Westfield Gas & Electric, a Westfield utility company that has been hired to build town-owned broadband networks in the area, is also looking into this program.

Up to $2 billion in federal funding is intended to help offset the cost of extending broadband service into rural areas throughout the country over the next decade.

The FCC will distribute the money through what it calls “an innovative reverse auction,” in which internet service businesses submit proposals for service in regions with no internet.

The FCC says the funding program could provide opportunities “for new entrants to the marketplace, regardless of technology, including phone companies, fixed wireless service providers, satellite providers, cable companies and electric utility broadband providers.”

“The idea is to get the most competitive bidder,” said FCC spokesman Mark Wigfield. “This program has been in the making for some time.”

According to Wigfield, the FCC created the first Connect America Fund (CAP I) in 2011 and offered financial incentives for broadband build-out to the country’s largest providers, including Verizon, in Massachusetts. “CAP II is a follow-up, in states where the big guys didn’t take the money, in areas where it was too costly to serve,” Wigfield said.

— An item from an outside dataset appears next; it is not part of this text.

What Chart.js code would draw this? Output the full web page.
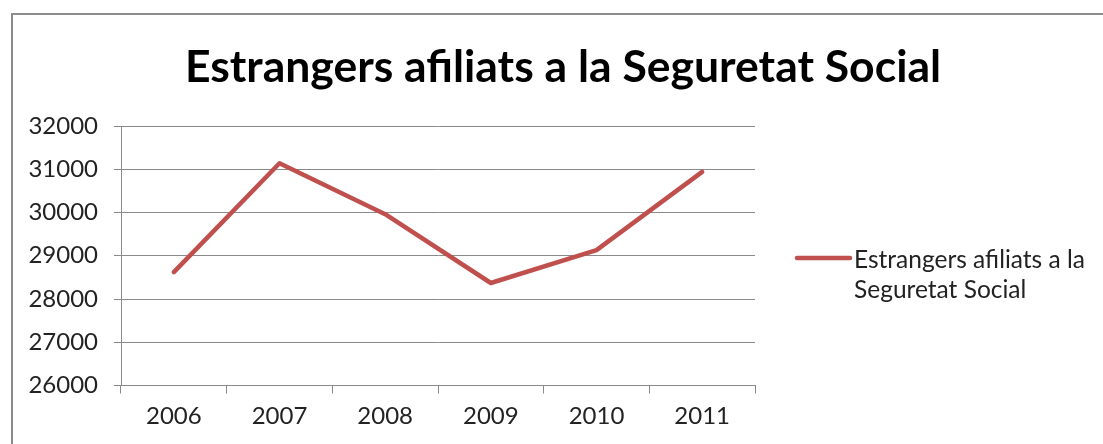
<!DOCTYPE html>
<html>
<head>
<meta charset="utf-8">
<script src="https://cdn.jsdelivr.net/npm/chart.js"></script>
<style>
  body { margin: 0; background: #fff; }
  #wrap { width: 1103px; height: 444px; }
</style>
</head>
<body>
<div id="wrap"><canvas id="chart" width="1103" height="444"></canvas></div>
<script>
const years = ['2006', '2007', '2008', '2009', '2010', '2011'];
const afiliats = [28620, 31140, 29960, 28370, 29130, 30940];
const seriesLabel = ['Estrangers afiliats a la', 'Seguretat Social'];
const chartTitle = 'Estrangers afiliats a la Seguretat Social';
const yMin = 26000, yMax = 32000, yStep = 1000;

const FONT = 'Lato, "Open Sans", sans-serif';
const red = '#c0504d';
const gridGray = '#8a8a8a';

// white background, outer frame, title and legend drawn by hand
const decor = {
  id: 'decor',
  beforeDraw(chart) {
    const c = chart.ctx;
    c.save();
    c.fillStyle = '#fff';
    c.fillRect(0, 0, chart.width, chart.height);
    c.strokeStyle = '#8c8c8c';
    c.lineWidth = 2;
    c.strokeRect(12, 14, 1200, 600);
    c.restore();
  },
  afterDraw(chart) {
    const c = chart.ctx;
    c.save();
    c.fillStyle = '#000';
    c.font = 'bold 44.5px ' + FONT;
    c.textAlign = 'center';
    c.textBaseline = 'alphabetic';
    c.fillText(chartTitle, 563, 82);

    const ds = chart.data.datasets[0];
    c.strokeStyle = ds.borderColor;
    c.lineWidth = 4.5;
    c.lineCap = 'round';
    c.beginPath();
    c.moveTo(797, 258);
    c.lineTo(850, 258);
    c.stroke();

    c.fillStyle = '#222';
    c.font = '24.5px ' + FONT;
    c.textAlign = 'left';
    ds.label.forEach((line, i) => c.fillText(line, 854, 268 + i * 30));
    c.restore();
  }
};

new Chart(document.getElementById('chart'), {
  type: 'line',
  data: {
    labels: years,
    datasets: [{
      label: seriesLabel,
      data: afiliats,
      borderColor: red,
      borderWidth: 4.5,
      tension: 0,
      pointRadius: 0,
      borderJoinStyle: 'round',
      borderCapStyle: 'round'
    }]
  },
  options: {
    responsive: false,
    animation: false,
    devicePixelRatio: 1,
    layout: { padding: { top: 126, right: 348, left: 0, bottom: 0 } },
    plugins: {
      legend: { display: false },
      title: { display: false },
      tooltip: { enabled: false }
    },
    scales: {
      x: {
        offset: true,
        grid: { offset: true, drawOnChartArea: false, tickLength: 8, color: gridGray },
        border: { color: gridGray },
        ticks: { color: '#222', font: { family: FONT, size: 24 }, padding: 8 },
        afterFit(s) { s.height = 444 - 385.5; }
      },
      y: {
        min: yMin,
        max: yMax,
        ticks: {
          stepSize: yStep,
          color: '#222',
          font: { family: FONT, size: 24 },
          padding: 16,
          callback: v => String(v)
        },
        grid: { color: gridGray, tickLength: 7 },
        border: { color: gridGray },
        afterFit(s) { s.width = 121; }
      }
    }
  },
  plugins: [decor]
});
</script>
</body>
</html>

The eligible areas for this funding include regions in states where larger telephone providers declined an earlier offer, and areas that are not served by a current carrier or unsubsidized service provider with certain broadband speeds. Eventually, a CAP III will be set up for the most remote areas that still have no high-speed internet.

“Connecting the unconnected in rural America is my top priority,” FCC Chairman Ajit Pai said in a news release. “I’m excited that our CAF auction will provide opportunities and cooperatives to bridge the digital divide for the Massachusetts consumers and small businesses that lack high-speed access today.”

The application period for providers who want to participate in the auction runs from March 19 through March 30. The CAP II program is to start July 24.

Separate plan

The Massachusetts Broadband Institute (MBI), which is overseeing last-mile broadband development, is separate from the FCC plan. But last year, MBI and the state Department of Telecommunications and Cable sent a letter to the federal Commission, asking that CAF I money declined by large telecommunications companies for rural Massachusetts build-outs in the last round be made available to the state again.

“Unfortunately, the FCC did not take up the suggestion, but the commonwealth did make that ask,” said spokesman Brian Noyes.

Crocker Communications President Matthew Crocker said he has been looking into CAF funding for about a year. If Crocker qualifies, the company will have up to 180 days to be designated as an Eligible Telecommunications Carrier. “We’re planning on qualifying to participate in the auction,” he said. “Then we’re allowed to bid — if we get the support of the towns.”

Crocker said getting towns’ support is crucial, since the company would be responsible for servicing their networks for 10 years under its CAF agreement with the FCC.

Crocker said the company hopes to provide 96 percent coverage to towns through the MBI grants, town matching funds and USDA rural utility loans. But if Crocker also gets the Connect America Funds, it may be able to provide 100 percent coverage or reduce monthly rates to subscribers.

“We won’t know what we get (from the FCC) until we win the auction,” he said.

Aaron Bean, operations manager for Westfield Gas & Electric, said his company is still reviewing the criteria for a CAF grant, to see if a municipal utility/telecommunications entity would qualify.

“The model we’ve been employing is the towns own their broadband networks and we assist with the operations,” Bean said.

If CAF is limited to private companies, said Bean, the chances of getting another grant are unlikely. “But it doesn’t hurt to at least try,” he said.